Sworn- in in a lavish ceremony in the Eternal City, life has changed forever for family man Renzi. I can’t help but feel that this is a highly progressive step forward for a nation who still allows the papacy and catholic church to occupy much of their front pages. Ashamedly, I have no idea of any of Renzi’s policies, a scary fact which I think is true of many Italians.
Mass hysteria and morbid curiosity has followed this man for weeks and despite the skepticism around his lack of parliamentary experience, his youth seems to be his salvation. The hopes of many Italians desperate for change rest on the shoulders of someone with a unique perspective; it is entirely new.
As a Brit, I must say, I think this is a very bold move for Italy. Living in Bari has given me first hand experience of just how divided Italy is. One one hand, I have seen how conservatism and traditionalism rules in parts of the south- people are fiercely against immigration, homosexuality seems to still be a biblical abomination if graffiti in parts of the city are to be believed and multiculturalism is nothing more than a ‘foreign word’. Having said this, I know that this is not the mindset of everyone . A typical day for me is teaching groups of teenagers and progressively thinking adults who are proud of their country and want nothing more than opportunities. Most of my students are exactly like my friends back home and like me; they are trying to carve a career, climb the property ladder, provide for themselves and their families whilst also trying to save their pennies for the future, not forgetting, trying to have and enjoy their life in addition to battling through a global financial crisis which has no end in sight.
I left university in 2010, amid the recession. I vividly remember reading about how in the UK, we would all have to ‘cut our cloth accordingly’ and make it through 3 years of cuts in order to cut the deficit and have a fully functioning and profitable economy again by 2013. Well, its now 2014 and we are no further forward.
In London, they are told the situation is improving and the economy is now starting to grown. In the UK there is the NHS, a fantastic benefit system, a good system for university where loans can be paid once the graduate has a job with a sufficient income. If you are disabled, you can speak with a social worker and arrange for the relevant care you need, potentially government subsidized. Here things are different. Imagine our discontent in the UK, double it. Add the frustration of laughable, Bond- villain style politicians like Silvio Berlusconi and you have an idea of what my students express to me daily. They tell me how lucky I am because I am English and I have the ability to go and work anywhere in the world because of my native Lingua-franca. They worry about the jobs market, they worry about their education. They worry about nothing changing. The first step towards change is to actually take the first step.

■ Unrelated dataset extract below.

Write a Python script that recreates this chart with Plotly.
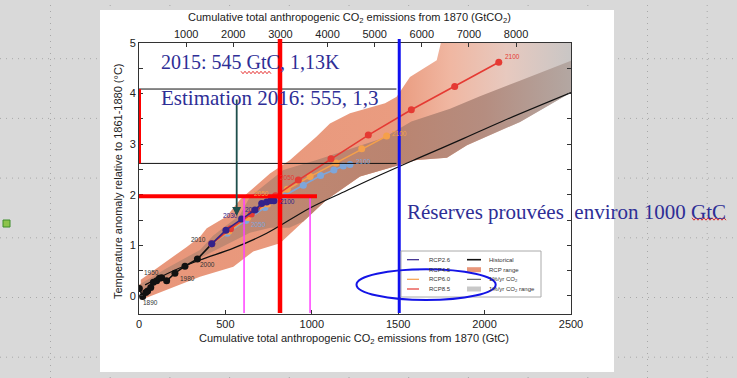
import plotly.graph_objects as go

# ---------------- data ----------------
hist_x = [2, 21, 39, 50, 68, 83, 102, 118, 131, 160, 208, 266, 338, 421]
hist_y = [0.15, -0.01, 0.07, 0.10, 0.17, 0.27, 0.30, 0.35, 0.36, 0.30, 0.45, 0.59, 0.73, 1.03]

onepct_x = [35, 200, 353, 550, 739, 995, 1200, 1395, 1600, 1857, 2100, 2500]
onepct_y = [0.22, 0.50, 0.71, 0.95, 1.24, 1.75, 2.08, 2.39, 2.70, 3.08, 3.45, 4.02]

rcp26_x = [421, 503, 594, 671, 710, 739, 762, 781]
rcp26_y = [1.03, 1.30, 1.52, 1.70, 1.83, 1.86, 1.88, 1.88]
rcp45_x = [421, 511, 619, 729, 840, 951, 1051, 1128, 1182, 1221]
rcp45_y = [1.03, 1.24, 1.49, 1.75, 1.98, 2.19, 2.38, 2.49, 2.57, 2.60]
rcp60_x = [421, 520, 630, 745, 858, 990, 1140, 1289, 1433]
rcp60_y = [1.03, 1.28, 1.55, 1.82, 2.11, 2.36, 2.63, 2.91, 3.16]
rcp85_x = [421, 530, 650, 790, 922, 1111, 1327, 1576, 1827, 2082]
rcp85_y = [1.03, 1.33, 1.62, 1.98, 2.29, 2.71, 3.18, 3.68, 4.14, 4.62]

band_upper_x = [10, 160, 276, 353, 392, 507, 584, 758, 874, 1028, 1105, 1221, 1424, 1491, 1568, 1723, 1761, 2500]
band_upper_y = [0.32, 0.68, 0.97, 1.17, 1.34, 1.57, 1.90, 2.42, 2.69, 3.15, 3.41, 3.61, 3.81, 3.94, 4.33, 4.66, 5.2, 5.2]
band_lower_x = [2500, 2494, 2205, 1898, 1782, 1607, 1412, 1279, 1086, 951, 816, 661, 546, 353, 160, 10]
band_lower_y = [4.02, 4.01, 3.44, 2.98, 2.73, 2.69, 2.49, 2.36, 1.90, 1.47, 1.04, 0.88, 0.58, 0.38, 0.12, -0.08]

dark_upper_x = [0, 160, 353, 428, 584, 642, 835, 1028, 1414, 1576, 1800, 1973, 2200, 2500]
dark_upper_y = [0.22, 0.55, 0.91, 1.19, 1.60, 1.96, 2.49, 2.69, 3.12, 3.45, 3.70, 3.95, 4.25, 4.65]
dark_lower_x = [2500, 2205, 1898, 1782, 1607, 1412, 1279, 1086, 951, 870, 760, 642, 500, 353, 200, 80, 0]
dark_lower_y = [4.02, 3.44, 2.98, 2.73, 2.69, 2.49, 2.36, 1.90, 1.47, 1.35, 1.35, 1.25, 1.00, 0.75, 0.45, 0.20, 0.10]

year_labels = ["1890", "1950", "1980", "2000", "2010"]
year_lab_x = [64, 75, 278, 399, 347]
year_lab_y = [-0.12, 0.47, 0.34, 0.63, 1.11]

rcp_labels = ["2030", "2050", "2100", "2050", "2100", "2050", "2100", "2050", "2100"]
rcp_lab_x = [527, 654, 862, 689, 1302, 706, 1510, 859, 2159]
rcp_lab_y = [1.60, 1.70, 1.86, 1.42, 2.65, 2.02, 3.22, 2.34, 4.74]
rcp_lab_series = [0, 0, 0, 1, 1, 2, 2, 3, 3]

gtco2_ticks = [1000, 2000, 3000, 4000, 5000, 6000, 7000, 8000]
gtc_ticks = [0, 500, 1000, 1500, 2000, 2500]
temp_ticks = [0, 1, 2, 3, 4, 5]

mark_2015_gtc = 816        # thick red vertical
reserves_gtc = 1506        # blue vertical
pink_x = [608, 990]
red_h_y = 1.97
black_h_y = [4.09, 2.62]

C_RCP = ["#33228A", "#7EA6DA", "#F5A04A", "#E53A33"]
NAMES = ["RCP2.6", "RCP4.5", "RCP6.0", "RCP8.5"]

# ---------------- geometry helpers ----------------
W, H = 737, 378
L, R, T, B = 139, 571, 43, 314
def P(px, py):
    return (px - L) / (R - L), (B - py) / (B - T)

fig = go.Figure()

# RCP range band
fig.add_trace(go.Scatter(
    x=band_upper_x + band_lower_x, y=band_upper_y + band_lower_y,
    mode="lines", line=dict(width=0), fill="toself",
    fillgradient=dict(type="horizontal",
                      colorscale=[[0, "#E8967A"], [0.6, "#EA9C80"], [0.72, "#F0B7A2"],
                                  [0.85, "#E7C9BF"], [1, "#C9C6C5"]]),
    hoverinfo="skip", showlegend=False))
# 1%/yr range overlap (darker)
fig.add_trace(go.Scatter(
    x=dark_upper_x + dark_lower_x, y=dark_upper_y + dark_lower_y,
    mode="lines", line=dict(width=0), fill="toself",
    fillgradient=dict(type="horizontal",
                      colorscale=[[0, "#C48A73"], [0.6, "#BA8470"], [0.8, "#B58D80"], [1, "#B3A7A2"]]),
    hoverinfo="skip", showlegend=False))

# 1%/yr CO2 line
fig.add_trace(go.Scatter(x=onepct_x, y=onepct_y, mode="lines",
                         line=dict(color="#111111", width=1.2, shape="spline"),
                         hoverinfo="skip", showlegend=False))
# historical
fig.add_trace(go.Scatter(x=hist_x, y=hist_y, mode="lines+markers",
                         line=dict(color="#111111", width=1.6),
                         marker=dict(color="#111111", size=7),
                         hoverinfo="skip", showlegend=False))
# RCPs
for xs, ys, c in [(rcp45_x, rcp45_y, C_RCP[1]), (rcp60_x, rcp60_y, C_RCP[2]),
                  (rcp85_x, rcp85_y, C_RCP[3]), (rcp26_x, rcp26_y, C_RCP[0])]:
    fig.add_trace(go.Scatter(x=xs, y=ys, mode="lines+markers",
                             line=dict(color=c, width=1.6),
                             marker=dict(color=c, size=7),
                             hoverinfo="skip", showlegend=False))

# dummy traces for top / right axes
fig.add_trace(go.Scatter(x=[0], y=[0], xaxis="x2", mode="markers",
                         marker=dict(opacity=0), hoverinfo="skip", showlegend=False))
fig.add_trace(go.Scatter(x=[0], y=[0], yaxis="y2", mode="markers", marker=dict(opacity=0),
                         hoverinfo="skip", showlegend=False))

shapes = []
ann = []

# slide background grid (dotted)
for k in range(13):
    gx = 50.5 + 59.7 * k
    x0, _ = P(gx, 0)
    shapes.append(dict(type="line", xref="paper", yref="paper", x0=x0, x1=x0,
                       y0=P(0, H)[1], y1=P(0, 0)[1], layer="below",
                       line=dict(color="#A8A8A8", width=1, dash="1px,5px")))
for k in range(7):
    gy = -1 + 59.7 * k
    _, y0 = P(0, gy)
    shapes.append(dict(type="line", xref="paper", yref="paper", y0=y0, y1=y0,
                       x0=P(0, 0)[0], x1=P(W, 0)[0], layer="below",
                       line=dict(color="#A8A8A8", width=1, dash="1px,5px")))
# white picture
a = P(100, 10); b = P(614, 372)
shapes.append(dict(type="rect", xref="paper", yref="paper", x0=a[0], y0=b[1], x1=b[0], y1=a[1],
                   fillcolor="white", line=dict(width=0), layer="below"))
# green square
a = P(3, 220); b = P(10, 227)
shapes.append(dict(type="rect", xref="paper", yref="paper", x0=a[0], y0=b[1], x1=b[0], y1=a[1],
                   fillcolor="#8CC34A", line=dict(color="#3E8E2A", width=1)))

# thin black horizontals
for yv in black_h_y:
    shapes.append(dict(type="line", xref="x", yref="y", x0=0, x1=1490, y0=yv, y1=yv,
                       line=dict(color="#111111", width=1)))
# left red vertical
shapes.append(dict(type="line", xref="x", yref="y", x0=3, x1=3, y0=black_h_y[1], y1=black_h_y[0],
                   line=dict(color="#FF0000", width=3)))
# pink verticals
for xv in pink_x:
    shapes.append(dict(type="line", xref="x", yref="paper", x0=xv, x1=xv,
                       y0=P(0, 313)[1], y1=P(0, 197)[1], line=dict(color="#FF40FF", width=1.5)))
# thick red horizontal
shapes.append(dict(type="line", xref="x", yref="y", x0=-12, x1=1030, y0=red_h_y, y1=red_h_y,
                   line=dict(color="#FF0000", width=4)))
# thick red vertical
shapes.append(dict(type="line", xref="x", yref="paper", x0=mark_2015_gtc, x1=mark_2015_gtc,
                   y0=P(0, 313)[1], y1=P(0, 39)[1], line=dict(color="#FF0000", width=4.5)))
# blue vertical
shapes.append(dict(type="line", xref="x", yref="paper", x0=reserves_gtc, x1=reserves_gtc,
                   y0=P(0, 313)[1], y1=P(0, 39)[1], line=dict(color="#1010F0", width=3)))

# legend box
a = P(401, 251); b = P(541, 297)
shapes.append(dict(type="rect", xref="paper", yref="paper", x0=a[0], y0=b[1], x1=b[0], y1=a[1],
                   fillcolor="white", line=dict(color="#AAAAAA", width=1)))
rows = [259.7, 269.7, 279.3, 289]
for i, (nm, c) in enumerate(zip(NAMES, C_RCP)):
    y = P(0, rows[i])[1]
    shapes.append(dict(type="line", xref="paper", yref="paper", x0=P(407, 0)[0], x1=P(419, 0)[0],
                       y0=y, y1=y, line=dict(color=c, width=1.2)))
    ann.append(dict(xref="paper", yref="paper", x=P(427, 0)[0], y=y, text=nm, showarrow=False,
                    xanchor="left", yanchor="middle", font=dict(size=6, color="#333", family="Liberation Sans")))
col2 = ["Historical", "RCP range", "1%/yr CO<sub>2</sub>", "1%/yr CO<sub>2</sub> range"]
for i, nm in enumerate(col2):
    y = P(0, rows[i])[1]
    if i == 0 or i == 2:
        shapes.append(dict(type="line", xref="paper", yref="paper", x0=P(467, 0)[0], x1=P(481, 0)[0],
                           y0=y, y1=y, line=dict(color="#111", width=1.6 if i == 0 else 0.8)))
    else:
        c = "#E8967A" if i == 1 else "#C8C8C8"
        shapes.append(dict(type="rect", xref="paper", yref="paper", x0=P(467, 0)[0], x1=P(481, 0)[0],
                           y0=P(0, rows[i] + 2.5)[1], y1=P(0, rows[i] - 2.5)[1],
                           fillcolor=c, line=dict(width=0)))
    ann.append(dict(xref="paper", yref="paper", x=P(487, 0)[0], y=y, text=nm, showarrow=False,
                    xanchor="left", yanchor="middle", font=dict(size=6, color="#333", family="Liberation Sans")))

# blue ellipse
a = P(356.5, 269.3); b = P(495.7, 300)
shapes.append(dict(type="circle", xref="paper", yref="paper", x0=a[0], y0=b[1], x1=b[0], y1=a[1],
                   line=dict(color="#1414E6", width=2)))

# red wavy spell-check underlines
def wavy(x0, x1, y):
    pts = []
    px = x0; up = True
    while px <= x1:
        pts.append(P(px, y - 1.2 if up else y + 1.2))
        px += 2; up = not up
    return "M " + " L ".join(f"{u:.5f},{v:.5f}" for u, v in pts)
for (x0, x1, y) in [(241, 272, 72.5), (692, 727, 219)]:
    shapes.append(dict(type="path", xref="paper", yref="paper", path=wavy(x0, x1, y),
                       line=dict(color="#E00000", width=0.8)))

# year labels
for t, x, y in zip(year_labels, year_lab_x, year_lab_y):
    ann.append(dict(x=x, y=y, text=t, showarrow=False, font=dict(size=6.5, color="#333", family="Liberation Sans")))
for t, x, y, s in zip(rcp_labels, rcp_lab_x, rcp_lab_y, rcp_lab_series):
    ann.append(dict(x=x, y=y, text=t, showarrow=False, font=dict(size=6.5, color=C_RCP[s], family="Liberation Sans")))

# arrow
tip = P(236.7, 216)
ann.append(dict(xref="paper", yref="paper", x=tip[0], y=tip[1], ax=0, ay=-118, text="",
                showarrow=True, arrowhead=2, arrowsize=1, arrowwidth=1.8, arrowcolor="#1F4F4C"))

# axis titles
SANS = "Liberation Sans"
u, v = P(354, 339)
ann.append(dict(xref="paper", yref="paper", x=u, y=v, showarrow=False, xanchor="center", yanchor="middle",
                text="Cumulative total anthropogenic CO<sub>2</sub> emissions from 1870 (GtC)",
                font=dict(size=11, color="#222", family=SANS)))
u, v = P(349, 18)
ann.append(dict(xref="paper", yref="paper", x=u, y=v, showarrow=False, xanchor="center", yanchor="middle",
                text="Cumulative total anthropogenic CO<sub>2</sub> emissions from 1870 (GtCO<sub>2</sub>)",
                font=dict(size=11, color="#222", family=SANS)))
u, v = P(118, 181)
ann.append(dict(xref="paper", yref="paper", x=u, y=v, showarrow=False, xanchor="center", yanchor="middle",
                textangle=-90, text="Temperature anomaly relative to 1861-1880 (°C)",
                font=dict(size=11, color="#222", family=SANS)))

# slide text
SER = "Liberation Serif"
TC = "#2E2E96"
for txt, px, py, fs in [("2015: 545 GtC, 1,13K", 159, 62, 20), ("Estimation 2016: 555, 1,3", 159, 98, 21),
                        ("Réserves prouvées  environ 1000 GtC", 405, 212, 21)]:
    u, v = P(px, py)
    ann.append(dict(xref="paper", yref="paper", x=u, y=v, text=txt, showarrow=False,
                    xanchor="left", yanchor="middle", font=dict(size=fs, color=TC, family=SER)))

AX = dict(showline=True, linecolor="#333", linewidth=1, mirror=False, ticks="inside",
          ticklen=4, tickcolor="#333", showgrid=False, zeroline=False, automargin=False,
          tickfont=dict(size=11, color="#222", family=SANS))

fig.update_layout(
    width=W, height=H, autosize=False,
    margin=dict(l=L, r=W - R, t=T, b=H - B, pad=0),
    paper_bgcolor="#D9D9D9", plot_bgcolor="white",
    showlegend=False,
    xaxis=dict(range=[0, 2500], tickvals=gtc_ticks, **AX),
    xaxis2=dict(range=[0, 2500 * 44 / 12], tickvals=gtco2_ticks, overlaying="x", side="top", **AX),
    yaxis=dict(range=[-0.356, 5], tickvals=temp_ticks, **AX,
               minor=dict(dtick=0.5, ticks="inside", ticklen=4, tickcolor="#333")),
    yaxis2=dict(range=[-0.356, 5], overlaying="y", side="right", showline=True, linecolor="#333",
                ticks="inside", ticklen=4, tickcolor="#333", dtick=0.5, showticklabels=False,
                showgrid=False, zeroline=False, automargin=False),
    shapes=shapes, annotations=ann,
)

fig.write_html("out.html", config={"displayModeBar": False},
               post_script="document.body.style.margin='0';document.body.style.overflow='hidden';"
                           "document.body.style.background='#D9D9D9';")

Matteo Renzi is a gamble, but what is life without a gamble?
It is a progressive move that needs to seep into global politics and democratic systems everywhere.
I would like to keep the faith that one day, in the UK we will not have to tolerate a coalition government (who technically, we didn’t elect) we will take a political gamble and elect a new cabinet all from different socio-economic backgrounds, non of whom went to Eton or speaks with a plummy RP accent. I would like to see young people, pensioners, homosexuals, teachers, nurses and doctors, farmers, former inmates, maybe even teenagers; a cabinet made up of the real people who contribute in real terms to society.
Maybe Renzi will fail, maybe he will be the game changer for the EU, who knows?
All I know is that this bold move by Italy has shown EU politics that these changes can happen, they should, they must happen. What’s the worst that can happen, we are already at rock bottom.